• **Task to carry out**
Every record must be repeated exactly, with no omission.

• **Supplied records**
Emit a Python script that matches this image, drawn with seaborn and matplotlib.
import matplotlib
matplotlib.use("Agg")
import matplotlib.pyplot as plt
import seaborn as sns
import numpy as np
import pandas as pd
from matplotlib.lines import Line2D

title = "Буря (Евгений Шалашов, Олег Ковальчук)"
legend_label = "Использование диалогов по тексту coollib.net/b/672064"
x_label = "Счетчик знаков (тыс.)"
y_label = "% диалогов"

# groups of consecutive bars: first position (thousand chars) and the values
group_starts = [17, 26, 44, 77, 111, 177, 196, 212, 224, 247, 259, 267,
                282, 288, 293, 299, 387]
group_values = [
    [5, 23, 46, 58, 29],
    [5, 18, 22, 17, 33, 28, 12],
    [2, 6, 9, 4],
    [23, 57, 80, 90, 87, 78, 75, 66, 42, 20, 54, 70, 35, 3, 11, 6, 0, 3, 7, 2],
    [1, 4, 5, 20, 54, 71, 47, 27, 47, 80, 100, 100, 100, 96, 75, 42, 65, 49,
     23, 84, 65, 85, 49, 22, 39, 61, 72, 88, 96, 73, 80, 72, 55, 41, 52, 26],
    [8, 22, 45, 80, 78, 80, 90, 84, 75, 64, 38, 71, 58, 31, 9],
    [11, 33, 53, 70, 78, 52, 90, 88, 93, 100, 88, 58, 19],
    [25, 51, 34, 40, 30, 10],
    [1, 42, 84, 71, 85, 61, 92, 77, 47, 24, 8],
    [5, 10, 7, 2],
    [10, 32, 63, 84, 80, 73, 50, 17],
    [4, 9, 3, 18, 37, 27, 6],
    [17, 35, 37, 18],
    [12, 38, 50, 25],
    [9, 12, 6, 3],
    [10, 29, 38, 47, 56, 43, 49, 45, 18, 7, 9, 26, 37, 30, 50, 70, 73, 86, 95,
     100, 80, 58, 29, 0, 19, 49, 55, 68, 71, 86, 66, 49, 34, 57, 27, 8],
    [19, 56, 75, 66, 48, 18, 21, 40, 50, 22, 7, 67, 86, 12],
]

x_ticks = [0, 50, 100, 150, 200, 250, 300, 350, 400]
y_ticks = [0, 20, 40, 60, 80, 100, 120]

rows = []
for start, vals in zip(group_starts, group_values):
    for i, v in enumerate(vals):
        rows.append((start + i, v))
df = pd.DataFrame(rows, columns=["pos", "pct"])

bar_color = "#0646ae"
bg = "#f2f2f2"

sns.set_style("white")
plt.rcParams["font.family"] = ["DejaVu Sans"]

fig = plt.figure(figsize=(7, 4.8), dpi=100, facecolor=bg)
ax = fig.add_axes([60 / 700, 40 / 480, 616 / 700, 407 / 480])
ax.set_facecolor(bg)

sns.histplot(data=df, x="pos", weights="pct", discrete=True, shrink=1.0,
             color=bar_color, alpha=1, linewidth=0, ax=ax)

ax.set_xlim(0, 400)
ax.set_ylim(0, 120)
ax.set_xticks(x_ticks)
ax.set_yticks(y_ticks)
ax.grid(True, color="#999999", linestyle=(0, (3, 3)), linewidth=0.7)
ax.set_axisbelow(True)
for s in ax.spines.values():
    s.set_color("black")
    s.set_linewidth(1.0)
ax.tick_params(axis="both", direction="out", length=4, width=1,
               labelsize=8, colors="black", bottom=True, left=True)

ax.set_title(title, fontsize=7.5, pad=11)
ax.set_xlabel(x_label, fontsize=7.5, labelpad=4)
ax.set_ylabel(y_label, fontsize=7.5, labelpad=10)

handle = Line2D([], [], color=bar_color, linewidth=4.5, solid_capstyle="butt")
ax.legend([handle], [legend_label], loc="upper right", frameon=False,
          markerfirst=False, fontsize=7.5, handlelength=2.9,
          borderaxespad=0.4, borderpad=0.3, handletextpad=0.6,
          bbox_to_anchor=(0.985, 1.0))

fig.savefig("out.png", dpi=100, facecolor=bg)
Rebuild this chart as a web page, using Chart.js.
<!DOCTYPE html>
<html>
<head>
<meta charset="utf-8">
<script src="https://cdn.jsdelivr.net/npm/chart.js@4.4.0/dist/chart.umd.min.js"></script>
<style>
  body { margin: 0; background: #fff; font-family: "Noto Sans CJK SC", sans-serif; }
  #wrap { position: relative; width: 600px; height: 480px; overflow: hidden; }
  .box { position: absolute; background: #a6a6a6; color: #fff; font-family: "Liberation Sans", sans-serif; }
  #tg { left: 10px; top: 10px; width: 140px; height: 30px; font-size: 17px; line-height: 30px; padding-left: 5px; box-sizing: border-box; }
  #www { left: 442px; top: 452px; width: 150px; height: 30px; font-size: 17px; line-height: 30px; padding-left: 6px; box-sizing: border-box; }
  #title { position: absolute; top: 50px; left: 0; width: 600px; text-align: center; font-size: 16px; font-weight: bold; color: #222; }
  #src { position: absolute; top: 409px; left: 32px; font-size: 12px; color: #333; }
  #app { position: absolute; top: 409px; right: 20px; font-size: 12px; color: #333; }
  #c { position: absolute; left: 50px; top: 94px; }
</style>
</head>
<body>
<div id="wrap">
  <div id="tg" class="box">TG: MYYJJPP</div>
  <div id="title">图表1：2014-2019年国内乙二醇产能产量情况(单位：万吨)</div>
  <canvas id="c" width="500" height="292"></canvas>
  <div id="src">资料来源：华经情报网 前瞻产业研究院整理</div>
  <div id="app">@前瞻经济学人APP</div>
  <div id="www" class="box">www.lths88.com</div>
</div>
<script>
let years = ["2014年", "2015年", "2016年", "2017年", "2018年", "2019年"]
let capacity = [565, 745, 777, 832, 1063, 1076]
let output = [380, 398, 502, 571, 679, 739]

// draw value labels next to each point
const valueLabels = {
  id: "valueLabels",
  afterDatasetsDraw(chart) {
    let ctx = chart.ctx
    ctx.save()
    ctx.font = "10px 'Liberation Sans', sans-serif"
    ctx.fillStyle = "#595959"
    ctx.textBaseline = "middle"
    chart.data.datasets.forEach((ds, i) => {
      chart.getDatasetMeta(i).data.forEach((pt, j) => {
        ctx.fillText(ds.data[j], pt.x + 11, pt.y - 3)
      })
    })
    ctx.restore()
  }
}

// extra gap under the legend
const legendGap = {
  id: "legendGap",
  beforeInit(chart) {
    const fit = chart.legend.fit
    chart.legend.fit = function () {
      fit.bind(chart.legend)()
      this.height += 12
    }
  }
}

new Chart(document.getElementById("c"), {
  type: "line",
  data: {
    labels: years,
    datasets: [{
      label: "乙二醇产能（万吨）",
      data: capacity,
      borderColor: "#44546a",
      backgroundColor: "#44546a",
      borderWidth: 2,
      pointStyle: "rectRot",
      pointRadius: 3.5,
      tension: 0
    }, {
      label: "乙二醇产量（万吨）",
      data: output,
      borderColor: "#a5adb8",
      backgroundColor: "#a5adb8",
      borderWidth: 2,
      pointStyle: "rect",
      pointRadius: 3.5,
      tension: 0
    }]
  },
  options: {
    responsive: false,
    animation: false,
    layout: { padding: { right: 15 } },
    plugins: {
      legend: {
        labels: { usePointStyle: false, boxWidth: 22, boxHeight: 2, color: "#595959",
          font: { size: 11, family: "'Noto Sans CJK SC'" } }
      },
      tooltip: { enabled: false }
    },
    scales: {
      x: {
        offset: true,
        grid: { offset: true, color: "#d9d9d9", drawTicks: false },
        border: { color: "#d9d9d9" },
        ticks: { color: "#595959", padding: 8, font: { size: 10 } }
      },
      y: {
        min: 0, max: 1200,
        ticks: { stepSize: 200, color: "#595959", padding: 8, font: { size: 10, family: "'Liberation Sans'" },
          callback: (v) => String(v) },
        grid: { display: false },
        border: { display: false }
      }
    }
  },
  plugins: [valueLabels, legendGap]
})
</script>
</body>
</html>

• **Full answer**
Emit a Python script that matches this image, drawn with seaborn and matplotlib.
import matplotlib
matplotlib.use("Agg")
import matplotlib.pyplot as plt
import seaborn as sns
import numpy as np
import pandas as pd
from matplotlib.lines import Line2D

title = "Буря (Евгений Шалашов, Олег Ковальчук)"
legend_label = "Использование диалогов по тексту coollib.net/b/672064"
x_label = "Счетчик знаков (тыс.)"
y_label = "% диалогов"

# groups of consecutive bars: first position (thousand chars) and the values
group_starts = [17, 26, 44, 77, 111, 177, 196, 212, 224, 247, 259, 267,
                282, 288, 293, 299, 387]
group_values = [
    [5, 23, 46, 58, 29],
    [5, 18, 22, 17, 33, 28, 12],
    [2, 6, 9, 4],
    [23, 57, 80, 90, 87, 78, 75, 66, 42, 20, 54, 70, 35, 3, 11, 6, 0, 3, 7, 2],
    [1, 4, 5, 20, 54, 71, 47, 27, 47, 80, 100, 100, 100, 96, 75, 42, 65, 49,
     23, 84, 65, 85, 49, 22, 39, 61, 72, 88, 96, 73, 80, 72, 55, 41, 52, 26],
    [8, 22, 45, 80, 78, 80, 90, 84, 75, 64, 38, 71, 58, 31, 9],
    [11, 33, 53, 70, 78, 52, 90, 88, 93, 100, 88, 58, 19],
    [25, 51, 34, 40, 30, 10],
    [1, 42, 84, 71, 85, 61, 92, 77, 47, 24, 8],
    [5, 10, 7, 2],
    [10, 32, 63, 84, 80, 73, 50, 17],
    [4, 9, 3, 18, 37, 27, 6],
    [17, 35, 37, 18],
    [12, 38, 50, 25],
    [9, 12, 6, 3],
    [10, 29, 38, 47, 56, 43, 49, 45, 18, 7, 9, 26, 37, 30, 50, 70, 73, 86, 95,
     100, 80, 58, 29, 0, 19, 49, 55, 68, 71, 86, 66, 49, 34, 57, 27, 8],
    [19, 56, 75, 66, 48, 18, 21, 40, 50, 22, 7, 67, 86, 12],
]

x_ticks = [0, 50, 100, 150, 200, 250, 300, 350, 400]
y_ticks = [0, 20, 40, 60, 80, 100, 120]

rows = []
for start, vals in zip(group_starts, group_values):
    for i, v in enumerate(vals):
        rows.append((start + i, v))
df = pd.DataFrame(rows, columns=["pos", "pct"])

bar_color = "#0646ae"
bg = "#f2f2f2"

sns.set_style("white")
plt.rcParams["font.family"] = ["DejaVu Sans"]

fig = plt.figure(figsize=(7, 4.8), dpi=100, facecolor=bg)
ax = fig.add_axes([60 / 700, 40 / 480, 616 / 700, 407 / 480])
ax.set_facecolor(bg)

sns.histplot(data=df, x="pos", weights="pct", discrete=True, shrink=1.0,
             color=bar_color, alpha=1, linewidth=0, ax=ax)

ax.set_xlim(0, 400)
ax.set_ylim(0, 120)
ax.set_xticks(x_ticks)
ax.set_yticks(y_ticks)
ax.grid(True, color="#999999", linestyle=(0, (3, 3)), linewidth=0.7)
ax.set_axisbelow(True)
for s in ax.spines.values():
    s.set_color("black")
    s.set_linewidth(1.0)
ax.tick_params(axis="both", direction="out", length=4, width=1,
               labelsize=8, colors="black", bottom=True, left=True)

ax.set_title(title, fontsize=7.5, pad=11)
ax.set_xlabel(x_label, fontsize=7.5, labelpad=4)
ax.set_ylabel(y_label, fontsize=7.5, labelpad=10)

handle = Line2D([], [], color=bar_color, linewidth=4.5, solid_capstyle="butt")
ax.legend([handle], [legend_label], loc="upper right", frameon=False,
          markerfirst=False, fontsize=7.5, handlelength=2.9,
          borderaxespad=0.4, borderpad=0.3, handletextpad=0.6,
          bbox_to_anchor=(0.985, 1.0))

fig.savefig("out.png", dpi=100, facecolor=bg)
Rebuild this chart as a web page, using Chart.js.
<!DOCTYPE html>
<html>
<head>
<meta charset="utf-8">
<script src="https://cdn.jsdelivr.net/npm/chart.js@4.4.0/dist/chart.umd.min.js"></script>
<style>
  body { margin: 0; background: #fff; font-family: "Noto Sans CJK SC", sans-serif; }
  #wrap { position: relative; width: 600px; height: 480px; overflow: hidden; }
  .box { position: absolute; background: #a6a6a6; color: #fff; font-family: "Liberation Sans", sans-serif; }
  #tg { left: 10px; top: 10px; width: 140px; height: 30px; font-size: 17px; line-height: 30px; padding-left: 5px; box-sizing: border-box; }
  #www { left: 442px; top: 452px; width: 150px; height: 30px; font-size: 17px; line-height: 30px; padding-left: 6px; box-sizing: border-box; }
  #title { position: absolute; top: 50px; left: 0; width: 600px; text-align: center; font-size: 16px; font-weight: bold; color: #222; }
  #src { position: absolute; top: 409px; left: 32px; font-size: 12px; color: #333; }
  #app { position: absolute; top: 409px; right: 20px; font-size: 12px; color: #333; }
  #c { position: absolute; left: 50px; top: 94px; }
</style>
</head>
<body>
<div id="wrap">
  <div id="tg" class="box">TG: MYYJJPP</div>
  <div id="title">图表1：2014-2019年国内乙二醇产能产量情况(单位：万吨)</div>
  <canvas id="c" width="500" height="292"></canvas>
  <div id="src">资料来源：华经情报网 前瞻产业研究院整理</div>
  <div id="app">@前瞻经济学人APP</div>
  <div id="www" class="box">www.lths88.com</div>
</div>
<script>
let years = ["2014年", "2015年", "2016年", "2017年", "2018年", "2019年"]
let capacity = [565, 745, 777, 832, 1063, 1076]
let output = [380, 398, 502, 571, 679, 739]

// draw value labels next to each point
const valueLabels = {
  id: "valueLabels",
  afterDatasetsDraw(chart) {
    let ctx = chart.ctx
    ctx.save()
    ctx.font = "10px 'Liberation Sans', sans-serif"
    ctx.fillStyle = "#595959"
    ctx.textBaseline = "middle"
    chart.data.datasets.forEach((ds, i) => {
      chart.getDatasetMeta(i).data.forEach((pt, j) => {
        ctx.fillText(ds.data[j], pt.x + 11, pt.y - 3)
      })
    })
    ctx.restore()
  }
}

// extra gap under the legend
const legendGap = {
  id: "legendGap",
  beforeInit(chart) {
    const fit = chart.legend.fit
    chart.legend.fit = function () {
      fit.bind(chart.legend)()
      this.height += 12
    }
  }
}

new Chart(document.getElementById("c"), {
  type: "line",
  data: {
    labels: years,
    datasets: [{
      label: "乙二醇产能（万吨）",
      data: capacity,
      borderColor: "#44546a",
      backgroundColor: "#44546a",
      borderWidth: 2,
      pointStyle: "rectRot",
      pointRadius: 3.5,
      tension: 0
    }, {
      label: "乙二醇产量（万吨）",
      data: output,
      borderColor: "#a5adb8",
      backgroundColor: "#a5adb8",
      borderWidth: 2,
      pointStyle: "rect",
      pointRadius: 3.5,
      tension: 0
    }]
  },
  options: {
    responsive: false,
    animation: false,
    layout: { padding: { right: 15 } },
    plugins: {
      legend: {
        labels: { usePointStyle: false, boxWidth: 22, boxHeight: 2, color: "#595959",
          font: { size: 11, family: "'Noto Sans CJK SC'" } }
      },
      tooltip: { enabled: false }
    },
    scales: {
      x: {
        offset: true,
        grid: { offset: true, color: "#d9d9d9", drawTicks: false },
        border: { color: "#d9d9d9" },
        ticks: { color: "#595959", padding: 8, font: { size: 10 } }
      },
      y: {
        min: 0, max: 1200,
        ticks: { stepSize: 200, color: "#595959", padding: 8, font: { size: 10, family: "'Liberation Sans'" },
          callback: (v) => String(v) },
        grid: { display: false },
        border: { display: false }
      }
    }
  },
  plugins: [valueLabels, legendGap]
})
</script>
</body>
</html>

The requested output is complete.